Yes, of course. The +60-year-old embargo has severely restricted trade and travel between the two nations. Its value and impact have proven to be useless.

The United States is the only nation that still has a trade embargo against Cuba. After six decades, it’s clear that U.S. policy has failed to achieve its goals: the end of the Cuban political model and a “so-called” peaceful transition to democracy. Today, Cuba remains under the same government and the real victims of U.S. policies are the 11 million innocent Cuban men, women, and children.

Unilateral sanctions just don’t work. To argue that the embargo somehow isolates the Cuban regime from anyone other than American travelers, exporters, and consumers simply defy reality.

U.S. embargo has exacerbated already-difficult living conditions for Cuban citizens. Cuba’s economy has suffered because it is prohibited from exporting goods to the U.S. In addition, most Cubans have very limited access to American products. Moreover, U.S. policies restrict Americans’ right to travel freely to Cuba, making exchange between the two cultures essentially impossible.

The federal government also has proven unable to justify the Cuban embargo on broader national security grounds. Unlike Iran or North Korea, there are no indications that Cuba is seeking nuclear weapons or other weapons of mass destruction.

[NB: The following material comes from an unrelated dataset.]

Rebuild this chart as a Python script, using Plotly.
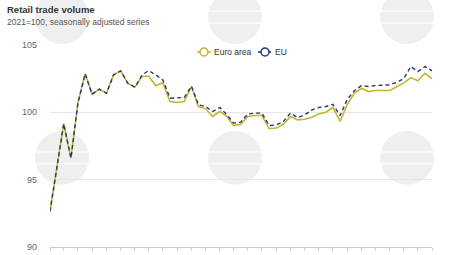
import pandas as pd
import plotly.graph_objects as go

months = pd.date_range("2021-01-01", periods=55, freq="MS")

euro_area = [92.64, 95.88, 99.15, 96.6, 100.7, 102.86, 101.35, 101.72, 101.42, 102.78,
             103.08, 102.17, 101.87, 102.66, 102.7, 101.97, 102.2, 100.8, 100.73, 100.8,
             101.9, 100.43, 100.26, 99.69, 100.06, 99.69, 99.02, 99.12, 99.69, 99.76,
             99.76, 98.78, 98.83, 99.12, 99.69, 99.44, 99.49, 99.64, 99.87, 100.01,
             100.36, 99.32, 100.56, 101.42, 101.79, 101.54, 101.62, 101.62, 101.62, 101.92,
             102.17, 102.58, 102.34, 102.9, 102.49]

eu = [92.64, 95.88, 99.15, 96.6, 100.7, 102.86, 101.35, 101.72, 101.42, 102.78,
      103.08, 102.17, 101.87, 102.78, 103.1, 102.78, 102.4, 101.05, 101.05, 101.1,
      101.95, 100.56, 100.43, 100.06, 100.36, 99.81, 99.2, 99.27, 99.87, 99.94,
      99.94, 99.02, 99.07, 99.32, 99.94, 99.61, 99.81, 100.19, 100.36, 100.43,
      100.6, 99.76, 100.93, 101.6, 101.99, 101.92, 101.99, 101.99, 102.04, 102.24,
      102.49, 103.4, 103.03, 103.4, 103.08]

tick_dates = pd.date_range("2021-01-01", "2025-07-01", freq="2MS")
tick_labels = [d.strftime("%b %Y") for d in tick_dates]

y_ticks = [90, 95, 100, 105]

series_names = ["Euro area", "EU"]
colors = ["#c4b52f", "#27386f"]
dashes = ["solid", "4px,3px"]

fig = go.Figure()

L, R, T, B = 50, 432, 45, 247.3
def px_x(x):
    return (x - L) / (R - L)
def px_y(y):
    return (B - y) / (B - T)

# faint watermark circles (decorative)
for cx in [62, 235, 407]:
    for cy in [17, 158]:
        fig.add_shape(type="circle", xref="paper", yref="paper",
                      x0=px_x(cx - 27), x1=px_x(cx + 27),
                      y0=px_y(cy + 27), y1=px_y(cy - 27),
                      fillcolor="#efefef", line_width=0, layer="below")
        for dy in (-6, 6):
            fig.add_shape(type="rect", xref="paper", yref="paper",
                          x0=px_x(cx - 27), x1=px_x(cx + 27),
                          y0=px_y(cy + dy + 1), y1=px_y(cy + dy - 1),
                          fillcolor="white", line_width=0, layer="below", opacity=0.6)

fig.add_trace(go.Scatter(x=months, y=euro_area, mode="lines", name=series_names[0],
                         line=dict(color=colors[0], width=1.6), showlegend=False))
fig.add_trace(go.Scatter(x=months, y=eu, mode="lines", name=series_names[1],
                         line=dict(color=colors[1], width=1.4, dash=dashes[1]), showlegend=False))

# compact manual legend
legend_pos = [197, 258]
ly = 52
annots = []
for name, col, dsh, lx in zip(series_names, colors, dashes, legend_pos):
    fig.add_shape(type="line", xref="paper", yref="paper",
                  x0=px_x(lx), x1=px_x(lx + 14), y0=px_y(ly), y1=px_y(ly),
                  line=dict(color=col, width=1.5, dash="3px,2px" if dsh != "solid" else "solid"))
    fig.add_shape(type="circle", xref="paper", yref="paper",
                  x0=px_x(lx + 3), x1=px_x(lx + 11), y0=px_y(ly + 4), y1=px_y(ly - 4),
                  fillcolor="white", line=dict(color=col, width=1.5))
    annots.append(dict(xref="paper", yref="paper", x=px_x(lx + 15), y=px_y(ly),
                       xanchor="left", yanchor="middle", showarrow=False, text=name,
                       font=dict(size=8.5, color="#333333")))

annots += [
    dict(xref="paper", yref="paper", x=px_x(5), y=px_y(2),
         xanchor="left", yanchor="top", showarrow=False, align="left",
         text="<b>Retail trade volume</b>",
         font=dict(size=9.5, color="#333333", family="Liberation Sans, Arial")),
    dict(xref="paper", yref="paper", x=px_x(5), y=px_y(15),
         xanchor="left", yanchor="top", showarrow=False, align="left",
         text="2021=100, seasonally adjusted series",
         font=dict(size=8.5, color="#555555", family="Liberation Sans, Arial")),
]

fig.update_layout(
    width=470, height=255,
    margin=dict(l=50, r=38, t=45, b=8),
    paper_bgcolor="white", plot_bgcolor="rgba(0,0,0,0)",
    font=dict(family="Liberation Sans, Arial", color="#666666", size=9),
    showlegend=False,
    annotations=annots,
)

fig.update_xaxes(
    range=[months[0], months[-1]],
    tickvals=tick_dates, ticktext=tick_labels, tickangle=-45,
    showgrid=False, showline=True, linecolor="#cccccc", linewidth=1,
    ticks="outside", ticklen=3, tickcolor="#cccccc",
    tickfont=dict(size=9, color="#666666"), automargin=False, zeroline=False,
)
fig.update_yaxes(
    range=[90, 105], tickvals=y_ticks, ticktext=[str(v) for v in y_ticks],
    showgrid=True, gridcolor="#e6e6e6", gridwidth=1, zeroline=False,
    showline=False, ticks="", ticklabelstandoff=12,
    tickfont=dict(size=9, color="#666666"), automargin=False,
)

fig.write_html("out.html")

Moreover, the argument that the United States should only lift the embargo in response to Cuban economic and foreign policy changes imposes a nonsensical reciprocal element on what is clearly a unilateral issue. The United States government need not wait for another country to act before it expands the liberty and well-being of its own citizens. In this way, policy changes that enhance individual liberty (like free trade) differ entirely from the reciprocal, zero-sum world of prisoner swaps or territorial shifts.

The removal of trade and travel restrictions is valuable regardless of what any other country says or does. To argue otherwise is essentially to advocate “Blazing Saddles” policy — i.e., “if you don’t stop hurting your citizens, I won’t stop hurting mine.” No, thanks.

Leaving all other issues aside, the state’s failure to rebut the basic presumption of liberty demands a change to current policy. The United States government, through Helms-Burton, has had 25 years to prove that its codified ban on Americans’ rights to freely trade and travel has achieved the law’s stated economic and foreign policy objectives.

The government has had 18 years to demonstrate that Cuba is a manifest national security threat or that its human rights violations are different from, and somehow worse than, those of countries with whom we have normalized relations. The government has made no such demonstrations and has thus failed to justify the embargo on any legitimate grounds. As such, it’s clearly time for a (legislatively enacted, constitutionally-proper) change.